Le 30 avril dernier, par une décision riche d’enseignements juridiques, l’Autorité de la concurrence a rejeté la plainte, assortie d’une demande de mesures conservatoires, formée par la société Molotov à l’encontre du groupe M6 et du groupe TF1, dont nous sommes le conseil. Molotov dénonçait plusieurs pratiques anticoncurrentielles – un abus de position dominante collective, un abus de dépendance économique, une entente horizontale et une restriction verticale – mis en œuvre dans le secteur de l’édition et de la commercialisation de chaînes de télévision, à l’occasion du lancement de Salto, la plateforme de télévision et de vidéo à la demande sur abonnement créée par TF1, M6 et France Télévisions.

Le contexte était le suivant : Molotov est une plateforme de distribution de chaînes de télévision, qui agrège et diffuse en over the top (OTT) – c’est-à-dire directement sur Internet – , via son application Molotov.tv., des chaînes de télévision linéaire disposant ou non d’une autorisation d’émettre en clair sur la TNT en proposant en outre certaines fonctionnalités (recherche, enregistrement, téléchargement, rattrapage, reprise de programmes depuis le début…) ; le premier niveau de ses offres composé essentiellement de chaînes de la TNT est proposé aux inscrits sans paiement (« modèle freemium »), les autres offres étant payantes. En 2015, Molotov a conclu « à titre expérimental » des contrats de distribution avec respectivement M6 et TF1 prévoyant une autorisation d’exploiter leurs chaînes (TNT/hors TNT) contre rémunération. Dès 2016, TF1 et M6 ont souhaité restructurer les conditions de distribution de leurs services en demandant à l’ensemble du marché une rémunération pour le droit de distribuer leurs chaînes et services associés.

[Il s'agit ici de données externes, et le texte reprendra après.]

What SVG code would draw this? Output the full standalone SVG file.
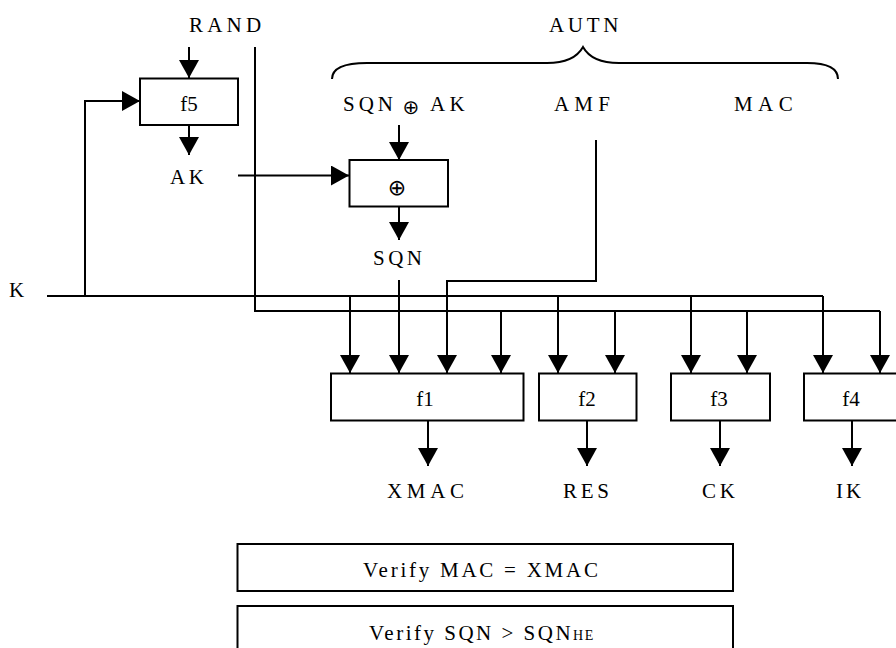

Ce nouveau modèle de distribution a été validé par le CSA, qui a considéré dans le cadre d’un différend opposant le groupe NextRadio TV au groupe Free que les éditeurs étaient en droit de demander une rémunération de la part des distributeurs mettant à disposition du public une offre de services par un réseau n’utilisant pas les fréquences de la TNT assignées par lui.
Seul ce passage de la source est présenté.